Arvidson proposed to NASA that he use the rover itself as a terramechanics instrument to learn about Martian soils. Terramechanics is the study of soil properties, especially those revealed by driving a vehicle over different terrains.
His proposal was one of 29 selected from among 149 vying for a coveted participating scientist spot on the rover team.
His co-investigator will be Karl Iagnemma, PhD, a principal research scientist at the Massachusetts Institute of Technology (MIT) and a terramechanics expert.
Arvidson says the project has both operational and scientific purposes.
Simulating Martian terramechanics
Arvidson's team will scout out territory for Curiosity using a dynamic computer model of the rover that can simulate Curiosity driving over Martian topography and soils.
The model will be similar to Artemis, a three-dimensional dynamic model originally developed jointly by Arvidson and colleagues at Washington University and the Jet Propulsion Laboratory (JPL) to try to help the Spirit rover get out of the sand trap in which it became mired in spring 2009.
"When we drive the rover," Arvidson says, "we make a topographic map of the surface using data both from orbital instruments and from the rover's cameras.
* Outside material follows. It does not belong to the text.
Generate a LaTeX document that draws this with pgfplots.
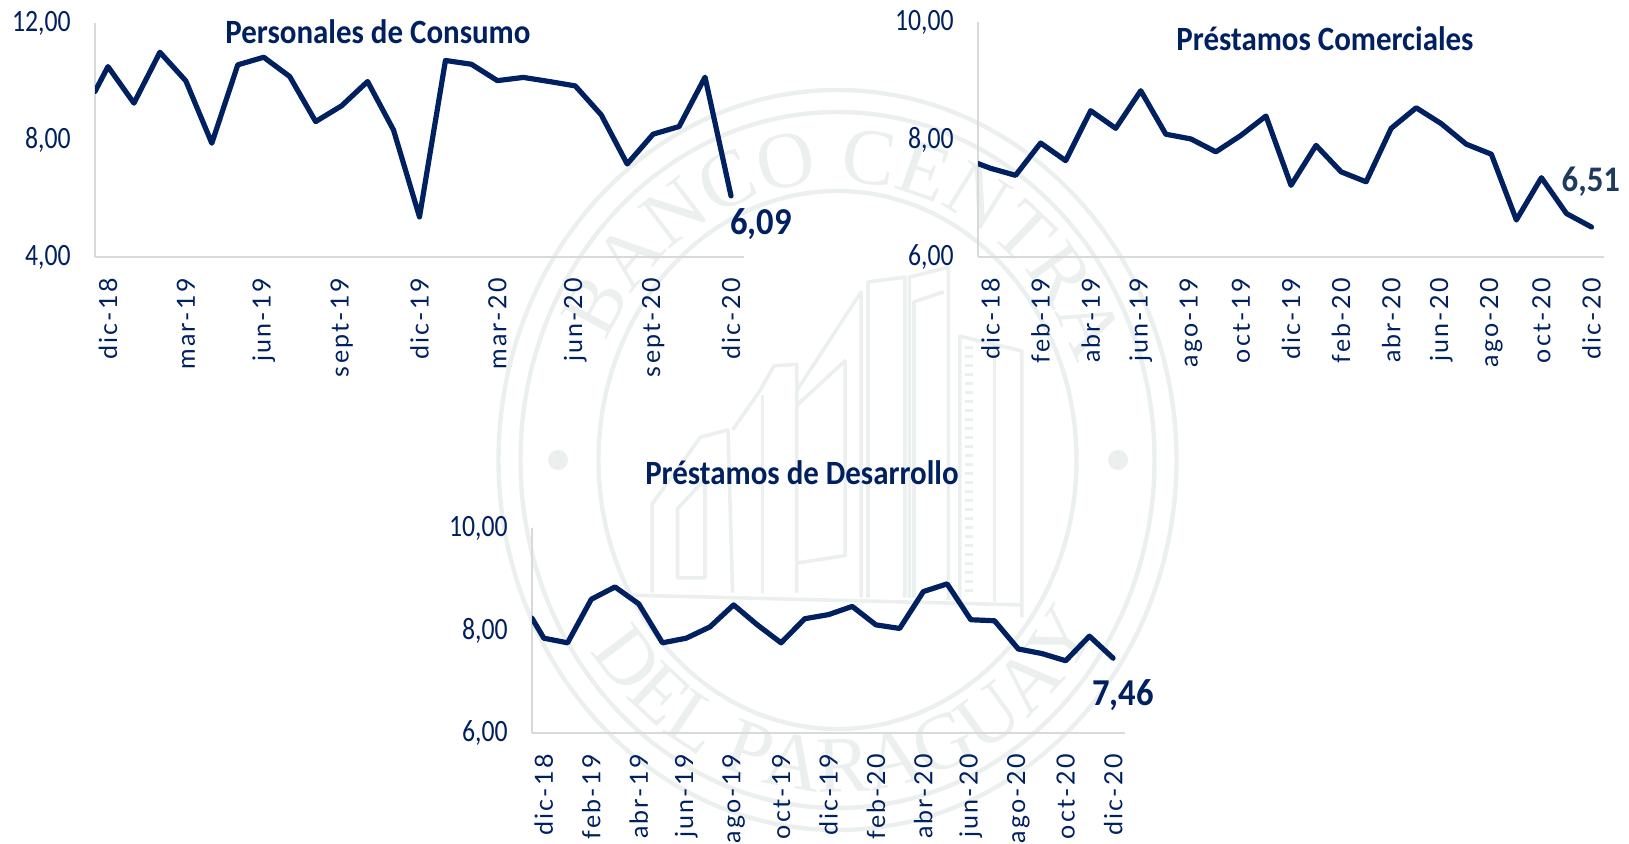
\documentclass[border=0pt]{standalone}
\usepackage{fontspec}
\usepackage{pgfplots}
\pgfplotsset{compat=1.18}
\usetikzlibrary{decorations.text}
\setmainfont{Carlito}
\newfontfamily\xlab[LetterSpace=9]{Lato}
\newfontfamily\ylab[FakeStretch=0.83]{Carlito}
\newfontfamily\tfont[FakeStretch=0.91]{Carlito}
\newfontfamily\wmfont{Liberation Serif}
\definecolor{navy}{HTML}{002060}
\definecolor{wm}{HTML}{EBEFED}
\definecolor{axg}{HTML}{D9D9D9}
\definecolor{lab}{HTML}{1F3A5F}
\pgfplotsset{
  bcp/.style={
    anchor=south west, scale only axis, clip mode=individual,
    xmin=-0.5, xmax=24.5,
    axis x line=bottom, axis y line=left,
    axis line style={axg, line width=0.9pt, -},
    tick style={draw=none},
    major tick length=0pt,
    xticklabel shift=10.5pt,
    yticklabel shift=12pt,
    x tick label style={rotate=90, anchor=east, inner sep=0pt, text=navy, font=\fontsize{12.5}{14}\xlab},
    y tick label style={inner sep=0pt, text=navy, font=\fontsize{15.5}{16}\ylab},
  },
  bcpline/.style={navy, line width=2.6pt, line join=round, line cap=round, no markers},
}
\begin{document}
\begin{tikzpicture}[x=0.5pt,y=0.5pt]
\path[use as bounding box, clip] (0,0) rectangle (1629,843);
% ---- watermark
\begin{scope}[wm, line width=2.2pt]
\draw (837.5,383) ellipse [x radius=339, y radius=370];
\draw (837.5,383) ellipse [x radius=317, y radius=348];
\draw (837.5,383) ellipse [x radius=239, y radius=269];
\fill (558,383) circle [radius=10];
\fill (1118,383) circle [radius=10];
\path[decorate, decoration={text along path, text color=wm, text align=fit to path,
  text={|\fontsize{40}{42}\wmfont|BANCO CENTRAL}}]
  (837.5,383) ++ (155:255 and 278) arc [start angle=155, end angle=22, x radius=255, y radius=278];
\path[decorate, decoration={text along path, text color=wm, text align=fit to path,
  text={|\fontsize{40}{42}\wmfont|DEL PARAGUAY}}]
  (837.5,383) ++ (215:302 and 332) arc [start angle=215, end angle=325, x radius=302, y radius=332];
\end{scope}
\begin{scope}[shift={(480,773)}, x=0.2296pt, y=-0.2465pt, wm, line width=1.8pt, line join=round]
\draw (375,1060)--(375,880)--(480,745)--(540,730)--(550,1060);
\draw (430,1030)--(430,890)--(490,830)--(490,1030)--cycle;
\draw (550,730)--(610,650)--(640,600)--(690,597)--(690,1060);
\draw (615,660)--(615,1060);
\draw (690,680)--(795,590)--(795,985)--(690,1000);
\draw (690,650)--(830,450)--(830,1070);
\draw (845,1070)--(845,430)--(925,420)--(925,1070);
\draw (935,1070)--(935,420)--(1020,400)--(1020,1075);
\draw (945,1070)--(945,470)--(1010,450);
\draw (1045,1075)--(1045,540)--(1180,570)--(1180,1110);
\draw (1120,1080)--(1120,560);
\draw (320,1065)--(1180,1085);
\draw[dash pattern=on 1.5pt off 3pt, line width=4pt] (1065,560)--(1065,1060);
\end{scope}
% ---- Personales de Consumo
\begin{axis}[bcp, at={(47.5pt,293pt)}, width=324.5pt, height=117pt,
  ymin=4, ymax=12, ytick={4,8,12}, yticklabels={{4,00},{8,00},{12,00}},
  xtick={0,3,...,24}, xticklabels={dic-18,mar-19,jun-19,sept-19,dic-19,mar-20,jun-20,sept-20,dic-20}]
\addplot[bcpline] coordinates {(-0.5,9.66)(0,10.51)(1,9.26)(2,11.0)(3,10.02)(4,7.89)(5,10.57)(6,10.83)(7,10.17)(8,8.63)(9,9.17)(10,10.0)(11,8.34)(12,5.37)(13,10.72)(14,10.59)(15,10.03)(16,10.14)(17,10.0)(18,9.85)(19,8.86)(20,7.18)(21,8.2)(22,8.46)(23,10.15)(24,6.09)};
\node[navy, font=\fontsize{19}{20}\tfont\bfseries] at (axis cs:25.15,5.13) {6,09};
\end{axis}
\node[navy, font=\fontsize{17}{18}\tfont\bfseries] at (378,811) {Personales de Consumo};
% ---- Préstamos Comerciales
\begin{axis}[bcp, at={(489pt,293pt)}, width=313pt, height=117.5pt,
  ymin=6, ymax=10, ytick={6,8,10}, yticklabels={{6,00},{8,00},{10,00}},
  xtick={0,2,...,24}, xticklabels={dic-18,feb-19,abr-19,jun-19,ago-19,oct-19,dic-19,feb-20,abr-20,jun-20,ago-20,oct-20,dic-20}]
\addplot[bcpline] coordinates {(-0.5,7.59)(0,7.51)(1,7.39)(2,7.94)(3,7.64)(4,8.49)(5,8.19)(6,8.83)(7,8.09)(8,8.01)(9,7.79)(10,8.07)(11,8.40)(12,7.22)(13,7.90)(14,7.45)(15,7.28)(16,8.19)(17,8.54)(18,8.27)(19,7.92)(20,7.75)(21,6.63)(22,7.35)(23,6.74)(24,6.51)};
\node[lab, font=\fontsize{18}{20}\tfont\bfseries, anchor=east] at (axis cs:25.42,7.28) {6,51};
\end{axis}
\node[navy, font=\fontsize{17}{18}\tfont\bfseries] at (1325,804) {Préstamos Comerciales};
% ---- Préstamos de Desarrollo
\begin{axis}[bcp, at={(266pt,55pt)}, width=296.5pt, height=102.5pt,
  ymin=6, ymax=10, ytick={6,8,10}, yticklabels={{6,00},{8,00},{10,00}},
  xtick={0,2,...,24}, xticklabels={dic-18,feb-19,abr-19,jun-19,ago-19,oct-19,dic-19,feb-20,abr-20,jun-20,ago-20,oct-20,dic-20}]
\addplot[bcpline] coordinates {(-0.5,8.24)(0,7.85)(1,7.76)(2,8.61)(3,8.85)(4,8.52)(5,7.76)(6,7.85)(7,8.07)(8,8.50)(9,8.11)(10,7.76)(11,8.23)(12,8.31)(13,8.47)(14,8.11)(15,8.04)(16,8.76)(17,8.91)(18,8.21)(19,8.19)(20,7.64)(21,7.55)(22,7.41)(23,7.89)(24,7.46)};
\node[navy, font=\fontsize{19}{20}\tfont\bfseries] at (axis cs:24.42,6.74) {7,46};
\end{axis}
\node[navy, font=\fontsize{17}{18}\tfont\bfseries] at (802,370) {Préstamos de Desarrollo};
\end{tikzpicture}
\end{document}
Every two seconds we also record the rover's yaw, pitch and roll, and motor currents, and we evaluate how much the wheels are sinking and how much the vehicle is drifting or slipping.
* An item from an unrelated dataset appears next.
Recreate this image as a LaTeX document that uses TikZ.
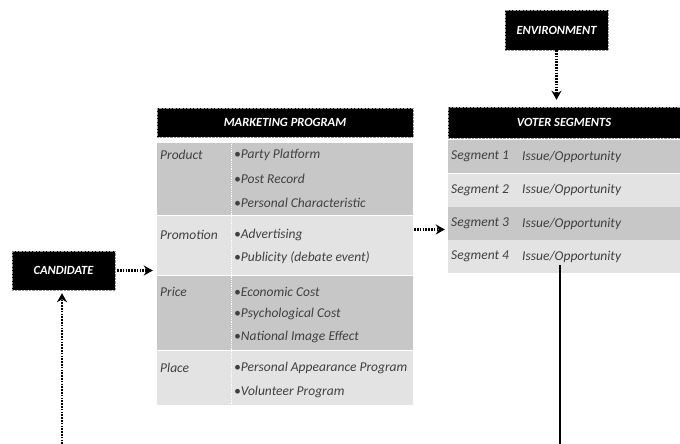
\documentclass[tikz,border=0pt]{standalone}
\usepackage{fontspec}
\setmainfont{Carlito}
\usepackage{tikz}
\usetikzlibrary{arrows.meta,calc}
\tikzstyle{headbox}=[rectangle,fill=black,draw=black!40,densely dotted,text=white,inner sep=0pt,font=\fontsize{12.5}{14}\selectfont\bfseries\itshape]
\tikzstyle{darkrow}=[rectangle,fill=black!22,inner sep=0pt]
\tikzstyle{lightrow}=[rectangle,fill=black!11,inner sep=0pt]
\tikzstyle{itemtext}=[anchor=west,inner sep=0pt,text=black!75,font=\fontsize{13.5}{15}\selectfont\itshape]
\tikzstyle{dotarrow}=[draw,line width=2.2pt,dash pattern=on 1.6pt off 1.2pt,-{Stealth[length=9pt,width=10pt]}]
\tikzstyle{divline}=[draw=white,densely dotted,line width=0.8pt]

\begin{document}
\begin{tikzpicture}[x=1pt,y=-1pt]

  \useasboundingbox (0,0) rectangle (680,444);

% Marketing program
  \node[headbox,minimum width=256pt,minimum height=29pt] (mphead) at (285,122.5) {MARKETING PROGRAM};
  \foreach \name/\style/\ypos/\h in {product/darkrow/178.5/72, promotion/lightrow/245/59, price/darkrow/312.5/74, place/lightrow/377.5/54}
    \node[\style,minimum width=256pt,minimum height=\h pt] (\name) at (285,\ypos) {};

  \coordinate (mpdiv) at (231,0);
  \draw[divline] (product.north -| mpdiv) -- (place.south -| mpdiv);

  \foreach \name/\ypos/\txt in {pr/155/Product, pm/235/Promotion, pc/292/Price, pl/368/Place}
    \node[itemtext] (\name) at (160,\ypos) {\txt};

  \foreach \name/\ypos/\txt in {i1/155/{Party Platform}, i2/179/{Post Record}, i3/203/{Personal Characteristic},
      i4/235/{Advertising}, i5/258/{Publicity (debate event)},
      i6/292/{Economic Cost}, i7/314/{Psychological Cost}, i8/337/{National Image Effect},
      i9/368/{Personal Appearance Program}, i10/392/{Volunteer Program}}
    \node[itemtext] (\name) at (234,\ypos) {\textbullet\txt};

% Voter segments
  \node[headbox,minimum width=232pt,minimum height=31pt] (vshead) at (564,122.5) {VOTER SEGMENTS};
  \foreach \name/\style/\ypos/\n in {seg1/darkrow/156.5/1, seg2/lightrow/190/2, seg3/darkrow/223.5/3, seg4/lightrow/256.5/4}
  {
    \node[\style,minimum width=232pt,minimum height=33pt] (\name) at (564,\ypos) {};
    \node[itemtext] (\name name) at (451,\ypos) {Segment \n};
    \node[itemtext] (\name issue) at (522,\ypos) {Issue/Opportunity};
  }

% Other boxes
  \node[headbox,minimum width=103pt,minimum height=40pt] (env) at (556.5,30) {ENVIRONMENT};
  \node[headbox,minimum width=103pt,minimum height=39pt] (cand) at (63.5,270.5) {CANDIDATE};

% Arrows
  \coordinate (candfoot) at (62,444);
  \coordinate (segfoot) at (560,444);

  \path[dotarrow,shorten >=7pt] (env.south) -- (env.south |- vshead.north);
  \path[dotarrow,shorten <=2pt,shorten >=4pt] (cand.east) -- (cand.east -| product.west);
  \path[dotarrow,shorten <=1pt,shorten >=3pt] ([yshift=-6pt]seg3.west -| promotion.east) -- ([yshift=-6pt]seg3.west);
  \path[dotarrow,shorten >=3pt] (candfoot) -- (candfoot |- cand.south);
  \draw[line width=1.5pt] ([yshift=8pt]segfoot |- seg4.south) -- (segfoot);

\end{tikzpicture}
\end{document}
"For the simulations, we shrink a topographic map to the appropriate scale, drop the simulated rover on it, and drive it using a series of commands just as engineers drive the rovers on Mars.
"Each spot on the topographic model is associated with a particular type of bedrock or of soil that has a certain stickiness or looseness ? and perhaps a crust.
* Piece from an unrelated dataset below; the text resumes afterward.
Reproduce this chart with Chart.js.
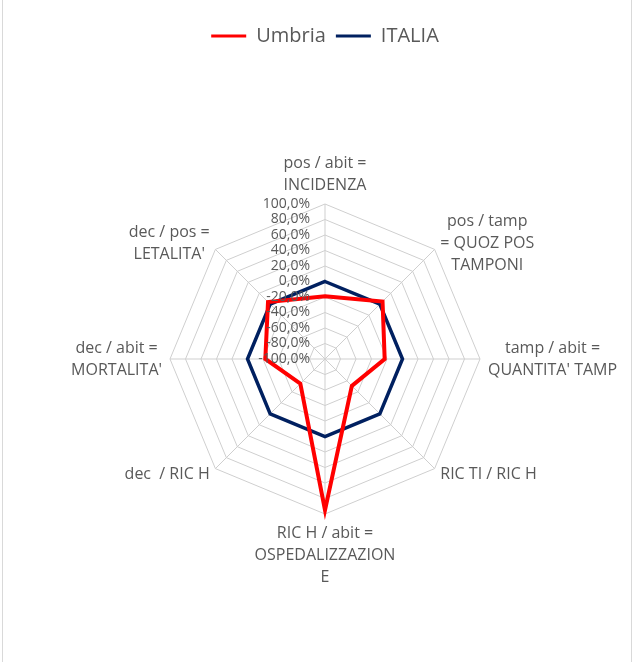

"We work with our colleagues at MIT and JPL to calibrate the soil parameters," Arvidson says. "The MIT lab has an instrumented Opportunity spare wheel ? a flight wheel that we didn't send to Mars ? and they're running it back and forth through soils to better establish the link between rover dynamics and soil types.
"Once the rover simulation model for Curiosity has been developed, it will be validated by driving a full-scale engineering model of the rover around the Mars Yard, a mocked-up Martian landscape at the Jet Propulsion Laboratory. The engineering model is about a third the weight of the flight model because gravity on Earth is three times stronger than on Mars.
"When Curiosity lands on Mars," Arvidson says, "we'll drive our computer model on the same traverses as Curiosity and adjust the soil properties in the simulation until we get a good match with Curiosity's dynamics. Then we'll know what we're up against.
"In that way, we can contribute to path planning for the Curiosity rover," Arvidson says.
Crusted soils
Arvidson was alerted to the dangers ? but also the scientific interest ? of crusted soils by an episode in April 2009, when the Spirit rover was commanded to drive backward through a valley at a location now known as Troy.
The terrain looked innocuous enough, but the rover's wheels broke through a surface crust and became embedded in underlying sand at what turned out to be the inner wall of an eight-meter-wide sand-filled crater.
Frustrating as this was, the rover team was intrigued when the floundering rover revealed much lighter soils beneath the dark crust.
Tools on Spirit's robotic arm were used to examine the composition of the different layers of the soil closely.
It turned out that the reddish crust consisted of minerals such as hematite that are less soluble in water than the relatively soluble ferric sulfate sands beneath them.
This soil profile was consistent with water slowly moving dissolved material down the soil column.
"It wouldn't take much water to sort minerals in this way," Arvidson says. Even skimpy processes, such as partial melting of dirty snow when the Martian poles are tipped toward the Sun, might be enough to do it.
As the simulated Curiosity rover refines its knowledge of crusted soils, Arvidson hopes to use CRISM, a multispectral imager aboard the Mars Reconnaissance Orbiter, to find other patches of these crusted soils.
"If we can identify where they are, we can drive the rover to them, 'toe dip' into them and expose the subsurface," he says.
Curiosity will then be able to use its armamentarium of analytical equipment to analyze the soils.
"What we'll be doing is characterizing the Mars water cycle," Arvidson says.